Разве не было бы чрезвычайно полезным понизить статус экономической науки на одну ступень, пересмотрев статут премии и включив в нее все социальные науки? Нобелевская премия по экономике в любом случае не «настоящая» Нобелевская премия. Центральный банк Швеции утвердил ее только в 1969 году. В последние годы ее иногда давали выбивающимся из традиции исследователям-эмпирикам, таким как психолог Даниель Канеман. Однако Канеман все равно был награжден за вклад в экономическую науку, которая таким образом снова была поставлена во главу угла.

Вспомните, сколь часто Нобелевская премия по литературе выводит малоизвестных писателей на мировой уровень или как премия мира возбуждает живое обсуждение на глобальном уровне насущных вопросов: Нобелевская премия Нагиба Махфуза представила широкой аудитории арабскую литературу, а прошлогодняя премия, присужденная Кайлаш Сатиярхи и Малале Юсуфзай, сделала мировой повесткой право всех детей на образование. Между тем Нобелевская премия по экономике дается за «вклад в методы анализа экономических временных рядов с изменяющейся волатильностью» (2003) или за «анализ торговых паттернов и местоположения экономической деятельности» (2008).

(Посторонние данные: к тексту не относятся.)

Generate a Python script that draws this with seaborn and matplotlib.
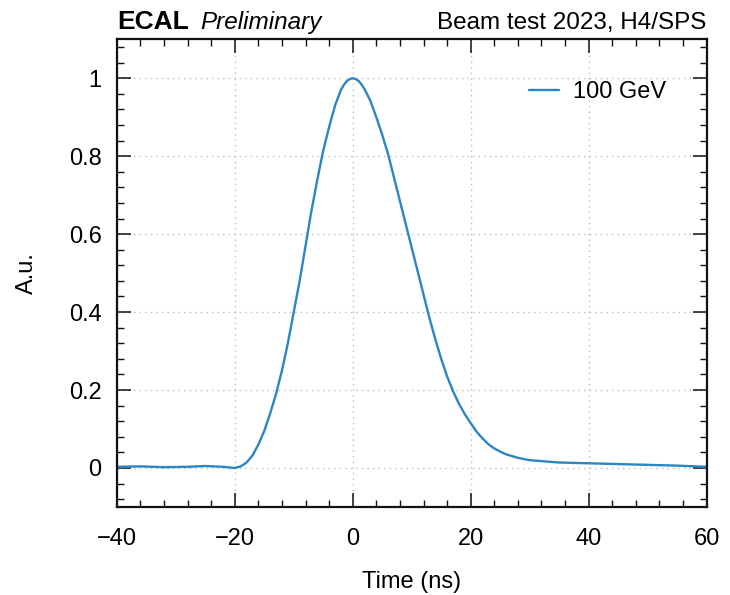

Преобразованная Нобелевская премия по социальным наукам могла бы играть сходную с другими одноименными премиями роль, питая глобальный диалог новыми открытиями и прозрениями из разных социальных наук, но непременно настаивая при этом на сдержанности в обращении со знанием людей о людях. Хорошим примером мог бы послужить социолог Зигмунт Бауман, чья работа о «текучей современности» постутопического капитализма заслуживает обсуждения широчайшей аудитории. Другой пример — Ричард Сеннет с работой о «коррозии характера» среди рабочих в современных экономиках. Вызовутся ли экономисты добровольно поделиться своей престижной премией вопреки собственным узким интересам? Стандартное допущение их собственной науки, что эгоизм есть начало начал экономического поведения, заставляет с сожалением признать, что они на это не пойдут.